Tom McFeely is the National Catholic Register’s News Editor. He lives in British Columbia.
Here’s an unexpected argument against the death penalty: It’s too expensive for states to afford in today’s tough economic times.
In an opinion piece posted Feb. 27 on TheKansan.com, Republican State Sen. Carolyn McGinn said Kansas would save more than $500,000 per case by not seeking the death penalty in trials involving capital crimes.
Wrote McGinn, “Because of the downturn in the national economy, we are facing one of the largest budget deficits in our history … What is certain is we are all going to have to look at new and creative ways to fund state and community programs and services.”
McGinn’s figure could be conservative, according to data cited by CNN.
“A 2008 study by the Urban Institute, an economic and social policy research group based in Maryland, found that an average capital murder trial in the state resulting in a death sentence costs about $3 million, or $1.9 million more than a case where the death penalty is not sought.
“A similar 2008 study by the ACLU in Northern California found that a death penalty trial costs about $1.1 million more than a non-death-penalty trial in California.”
McGinn isn’t claiming that money is the only reason, or the primary one, for opposing the death penalty.
“But the cost factor is just one reason McGinn opposes the death penalty,” Fox News noted in this article. “She calls it a flawed system that is anything but just. Critics say the death penalty entraps minorities and the poor who often cannot afford competent legal representation.”
Said McGinn to Fox News, “Approximately 40 percent of the folks on death row are African-Americans — and they represent only 12.2 percent of our entire population.”
Another important point McGinn makes is that a life sentence without parole offers American society a way to ensure that justice is served and society is protected, without taking a human life through recourse to the death penalty.

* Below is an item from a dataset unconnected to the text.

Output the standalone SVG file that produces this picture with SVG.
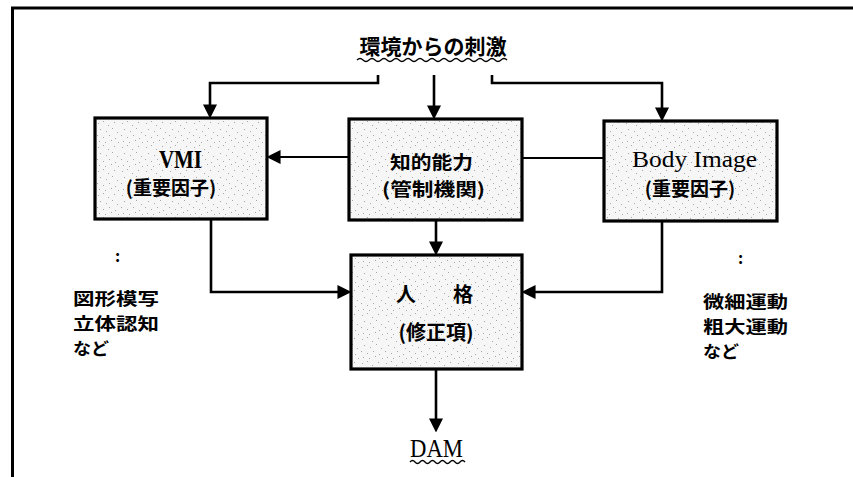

Said McGinn, “Further, life without parole has given the state an effective alternative to ensure the most heinous criminals are never able to endanger society again.”
The availability of such punishments in secure prisons in modern societies is one of the key reasons why Pope John Paul II taught capital punishment should today be opposed by Catholics, even though the Church has historically regarded it as a morally permissible punishment for certain grave crimes.
The Catechism of the Catholic Church states that in modern countries like the United States the cases in which capital punishment is justified “are very rare, if not practically nonexistent” (no. 2267).